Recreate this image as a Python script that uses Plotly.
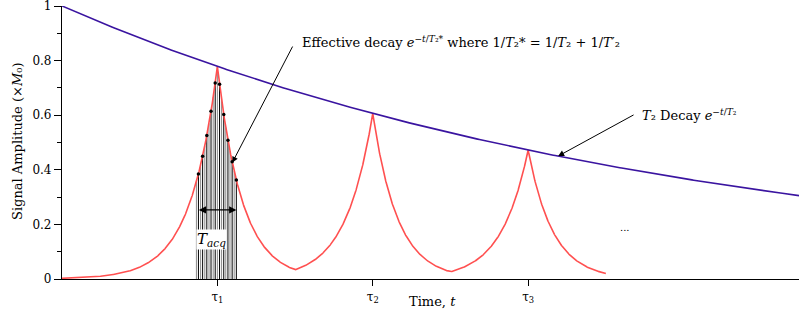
import numpy as np
import plotly.graph_objects as go

# Model parameters for the spin-echo signal
T2 = 4.0            # transverse relaxation time
T2_prime = 0.166    # dephasing time from field inhomogeneity
echo_times = [1, 2, 3]
echo_labels = ["τ<sub>1</sub>", "τ<sub>2</sub>", "τ<sub>3</sub>"]
echo_end = 3.5
t_max = 4.743

# Sampling points during the acquisition window around the first echo
acq_times = [0.878, 0.905, 0.932, 0.959, 0.986, 1.014, 1.041, 1.068, 1.095, 1.122]
fill_times = [0.865, 0.892, 0.919, 0.946, 0.973, 1.000, 1.027, 1.054, 1.081, 1.108]

y_ticks = [0, 0.2, 0.4, 0.6, 0.8, 1]
y_tick_text = ["0", "0.2", "0.4", "0.6", "0.8", "1"]

FONT = "DejaVu Serif"
RED = "#ff5050"
BLUE = "#3a14a0"


def t2_envelope(t):
    return np.exp(-np.asarray(t, dtype=float) / T2)


def echo_signal(t):
    t = np.asarray(t, dtype=float)
    taus = np.array(echo_times, dtype=float)
    nearest = taus[np.argmin(np.abs(t[:, None] - taus[None, :]), axis=1)]
    return np.exp(-t / T2) * np.exp(-np.abs(t - nearest) / T2_prime)


t_env = np.linspace(0, t_max, 400)
t_sig = np.union1d(np.linspace(0, echo_end, 2000),
                   np.array(echo_times + [1.5, 2.5], dtype=float))

fig = go.Figure()

# acquisition sample lines under the first echo
def stems(times, color, width):
    xs, ys = [], []
    vals = echo_signal(times)
    for t, v in zip(times, vals):
        xs += [t, t, None]
        ys += [0, v, None]
    fig.add_trace(go.Scatter(x=xs, y=ys, mode="lines",
                             line=dict(color=color, width=width),
                             hoverinfo="skip", showlegend=False))

stems(fill_times, "#8a8a8a", 1)
stems(acq_times, "#000000", 1)

fig.add_trace(go.Scatter(x=t_sig, y=echo_signal(t_sig), mode="lines",
                         line=dict(color=RED, width=1.6), showlegend=False,
                         cliponaxis=False))
fig.add_trace(go.Scatter(x=t_env, y=t2_envelope(t_env), mode="lines",
                         line=dict(color=BLUE, width=1.6), showlegend=False,
                         cliponaxis=False))
fig.add_trace(go.Scatter(x=acq_times, y=echo_signal(acq_times), mode="markers",
                         marker=dict(color="black", size=3.5), showlegend=False))

ann_font = dict(family=FONT, size=13, color="black")
annotations = [
    # effective decay label and arrow
    dict(x=1.534, y=0.868, xref="x", yref="y", xanchor="left", yanchor="middle",
         showarrow=False, font=ann_font,
         text="Effective decay <i>e</i><sup>−<i>t</i>/<i>T</i>₂*</sup> where "
              "1/<i>T</i>₂* = 1/<i>T</i>₂ + 1/<i>T</i>′₂"),
    dict(x=1.096, y=echo_signal([1.096])[0], ax=1.489, ay=0.857,
         xref="x", yref="y", axref="x", ayref="y", text="", showarrow=True,
         arrowhead=2, arrowsize=1.2, arrowwidth=1, arrowcolor="black"),
    # T2 decay label and arrow
    dict(x=3.72, y=0.60, xref="x", yref="y", xanchor="left", yanchor="middle",
         showarrow=False, font=ann_font,
         text="<i>T</i>₂ Decay <i>e</i><sup>−<i>t</i>/<i>T</i>₂</sup>"),
    dict(x=3.193, y=float(t2_envelope(3.193)), ax=3.688, ay=0.604,
         xref="x", yref="y", axref="x", ayref="y", text="", showarrow=True,
         arrowhead=2, arrowsize=1.2, arrowwidth=1, arrowcolor="black"),
    # acquisition window
    dict(x=acq_times[-1], y=0.253, ax=acq_times[0] - 0.007, ay=0.253,
         xref="x", yref="y", axref="x", ayref="y", text="", showarrow=True,
         arrowhead=2, arrowside="end+start", arrowsize=1.2, arrowwidth=1.2,
         arrowcolor="black"),
    dict(x=0.961, y=0.143, xref="x", yref="y", showarrow=False,
         text="<i>T</i><sub><i>acq</i></sub>", bgcolor="white", borderpad=0,
         font=dict(family=FONT, size=15, color="black")),
    dict(x=3.624, y=0.19, xref="x", yref="y", showarrow=False,
         text="...", font=dict(family=FONT, size=10, color="black")),
    # axis titles
    dict(x=0.503, y=-0.084, xref="paper", yref="paper", showarrow=False,
         text="Time, <i>t</i>", font=ann_font, yanchor="middle"),
    dict(x=-0.0597, y=0.502, xref="paper", yref="paper", showarrow=False,
         text="Signal Amplitude (×<i>M</i>₀)", textangle=-90,
         font=ann_font, xanchor="center", yanchor="middle"),
]

fig.update_layout(
    width=799, height=320,
    margin=dict(l=62, r=0, t=6, b=41),
    paper_bgcolor="white", plot_bgcolor="white",
    font=dict(family=FONT, size=12, color="black"),
    annotations=annotations,
    xaxis=dict(range=[0, t_max], showgrid=False, zeroline=False,
               showline=True, linecolor="black", linewidth=1.2,
               tickmode="array", tickvals=echo_times, ticktext=echo_labels,
               ticks="outside", ticklen=6, tickcolor="black",
               ticklabeloverflow="allow",
               tickfont=dict(family=FONT, size=12)),
    yaxis=dict(range=[0, 1], showgrid=False, zeroline=False,
               showline=True, linecolor="black", linewidth=1.2,
               tickmode="array", tickvals=y_ticks, ticktext=y_tick_text,
               ticks="outside", ticklen=7, tickcolor="black",
               ticklabeloverflow="allow",
               tickfont=dict(family=FONT, size=12),
               minor=dict(tickvals=[0.1, 0.3, 0.5, 0.7, 0.9], ticks="outside",
                          ticklen=4, tickcolor="black", showgrid=False)),
)

fig.write_html("out.html")
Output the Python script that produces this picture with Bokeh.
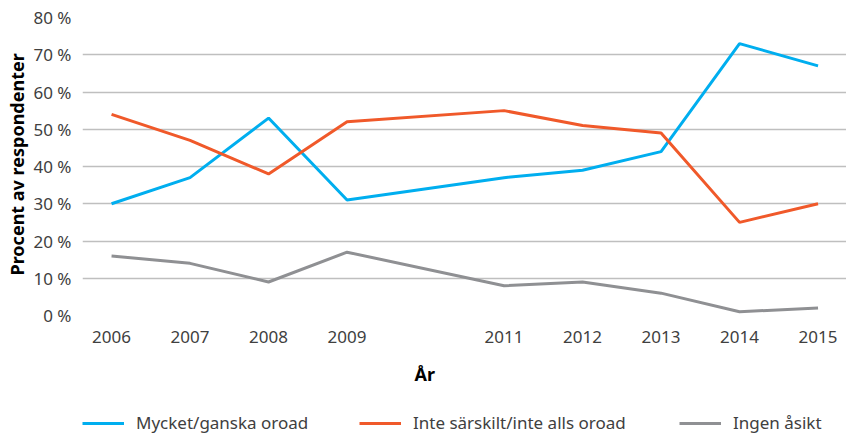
########
*TASK GOAL*: Omit the pictures, then quote the rest of the material above exactly.

*SOLUTION*:
Recreate this image as a Python script that uses Plotly.
import numpy as np
import plotly.graph_objects as go

# Model parameters for the spin-echo signal
T2 = 4.0            # transverse relaxation time
T2_prime = 0.166    # dephasing time from field inhomogeneity
echo_times = [1, 2, 3]
echo_labels = ["τ<sub>1</sub>", "τ<sub>2</sub>", "τ<sub>3</sub>"]
echo_end = 3.5
t_max = 4.743

# Sampling points during the acquisition window around the first echo
acq_times = [0.878, 0.905, 0.932, 0.959, 0.986, 1.014, 1.041, 1.068, 1.095, 1.122]
fill_times = [0.865, 0.892, 0.919, 0.946, 0.973, 1.000, 1.027, 1.054, 1.081, 1.108]

y_ticks = [0, 0.2, 0.4, 0.6, 0.8, 1]
y_tick_text = ["0", "0.2", "0.4", "0.6", "0.8", "1"]

FONT = "DejaVu Serif"
RED = "#ff5050"
BLUE = "#3a14a0"


def t2_envelope(t):
    return np.exp(-np.asarray(t, dtype=float) / T2)


def echo_signal(t):
    t = np.asarray(t, dtype=float)
    taus = np.array(echo_times, dtype=float)
    nearest = taus[np.argmin(np.abs(t[:, None] - taus[None, :]), axis=1)]
    return np.exp(-t / T2) * np.exp(-np.abs(t - nearest) / T2_prime)


t_env = np.linspace(0, t_max, 400)
t_sig = np.union1d(np.linspace(0, echo_end, 2000),
                   np.array(echo_times + [1.5, 2.5], dtype=float))

fig = go.Figure()

# acquisition sample lines under the first echo
def stems(times, color, width):
    xs, ys = [], []
    vals = echo_signal(times)
    for t, v in zip(times, vals):
        xs += [t, t, None]
        ys += [0, v, None]
    fig.add_trace(go.Scatter(x=xs, y=ys, mode="lines",
                             line=dict(color=color, width=width),
                             hoverinfo="skip", showlegend=False))

stems(fill_times, "#8a8a8a", 1)
stems(acq_times, "#000000", 1)

fig.add_trace(go.Scatter(x=t_sig, y=echo_signal(t_sig), mode="lines",
                         line=dict(color=RED, width=1.6), showlegend=False,
                         cliponaxis=False))
fig.add_trace(go.Scatter(x=t_env, y=t2_envelope(t_env), mode="lines",
                         line=dict(color=BLUE, width=1.6), showlegend=False,
                         cliponaxis=False))
fig.add_trace(go.Scatter(x=acq_times, y=echo_signal(acq_times), mode="markers",
                         marker=dict(color="black", size=3.5), showlegend=False))

ann_font = dict(family=FONT, size=13, color="black")
annotations = [
    # effective decay label and arrow
    dict(x=1.534, y=0.868, xref="x", yref="y", xanchor="left", yanchor="middle",
         showarrow=False, font=ann_font,
         text="Effective decay <i>e</i><sup>−<i>t</i>/<i>T</i>₂*</sup> where "
              "1/<i>T</i>₂* = 1/<i>T</i>₂ + 1/<i>T</i>′₂"),
    dict(x=1.096, y=echo_signal([1.096])[0], ax=1.489, ay=0.857,
         xref="x", yref="y", axref="x", ayref="y", text="", showarrow=True,
         arrowhead=2, arrowsize=1.2, arrowwidth=1, arrowcolor="black"),
    # T2 decay label and arrow
    dict(x=3.72, y=0.60, xref="x", yref="y", xanchor="left", yanchor="middle",
         showarrow=False, font=ann_font,
         text="<i>T</i>₂ Decay <i>e</i><sup>−<i>t</i>/<i>T</i>₂</sup>"),
    dict(x=3.193, y=float(t2_envelope(3.193)), ax=3.688, ay=0.604,
         xref="x", yref="y", axref="x", ayref="y", text="", showarrow=True,
         arrowhead=2, arrowsize=1.2, arrowwidth=1, arrowcolor="black"),
    # acquisition window
    dict(x=acq_times[-1], y=0.253, ax=acq_times[0] - 0.007, ay=0.253,
         xref="x", yref="y", axref="x", ayref="y", text="", showarrow=True,
         arrowhead=2, arrowside="end+start", arrowsize=1.2, arrowwidth=1.2,
         arrowcolor="black"),
    dict(x=0.961, y=0.143, xref="x", yref="y", showarrow=False,
         text="<i>T</i><sub><i>acq</i></sub>", bgcolor="white", borderpad=0,
         font=dict(family=FONT, size=15, color="black")),
    dict(x=3.624, y=0.19, xref="x", yref="y", showarrow=False,
         text="...", font=dict(family=FONT, size=10, color="black")),
    # axis titles
    dict(x=0.503, y=-0.084, xref="paper", yref="paper", showarrow=False,
         text="Time, <i>t</i>", font=ann_font, yanchor="middle"),
    dict(x=-0.0597, y=0.502, xref="paper", yref="paper", showarrow=False,
         text="Signal Amplitude (×<i>M</i>₀)", textangle=-90,
         font=ann_font, xanchor="center", yanchor="middle"),
]

fig.update_layout(
    width=799, height=320,
    margin=dict(l=62, r=0, t=6, b=41),
    paper_bgcolor="white", plot_bgcolor="white",
    font=dict(family=FONT, size=12, color="black"),
    annotations=annotations,
    xaxis=dict(range=[0, t_max], showgrid=False, zeroline=False,
               showline=True, linecolor="black", linewidth=1.2,
               tickmode="array", tickvals=echo_times, ticktext=echo_labels,
               ticks="outside", ticklen=6, tickcolor="black",
               ticklabeloverflow="allow",
               tickfont=dict(family=FONT, size=12)),
    yaxis=dict(range=[0, 1], showgrid=False, zeroline=False,
               showline=True, linecolor="black", linewidth=1.2,
               tickmode="array", tickvals=y_ticks, ticktext=y_tick_text,
               ticks="outside", ticklen=7, tickcolor="black",
               ticklabeloverflow="allow",
               tickfont=dict(family=FONT, size=12),
               minor=dict(tickvals=[0.1, 0.3, 0.5, 0.7, 0.9], ticks="outside",
                          ticklen=4, tickcolor="black", showgrid=False)),
)

fig.write_html("out.html")
Output the Python script that produces this picture with Bokeh.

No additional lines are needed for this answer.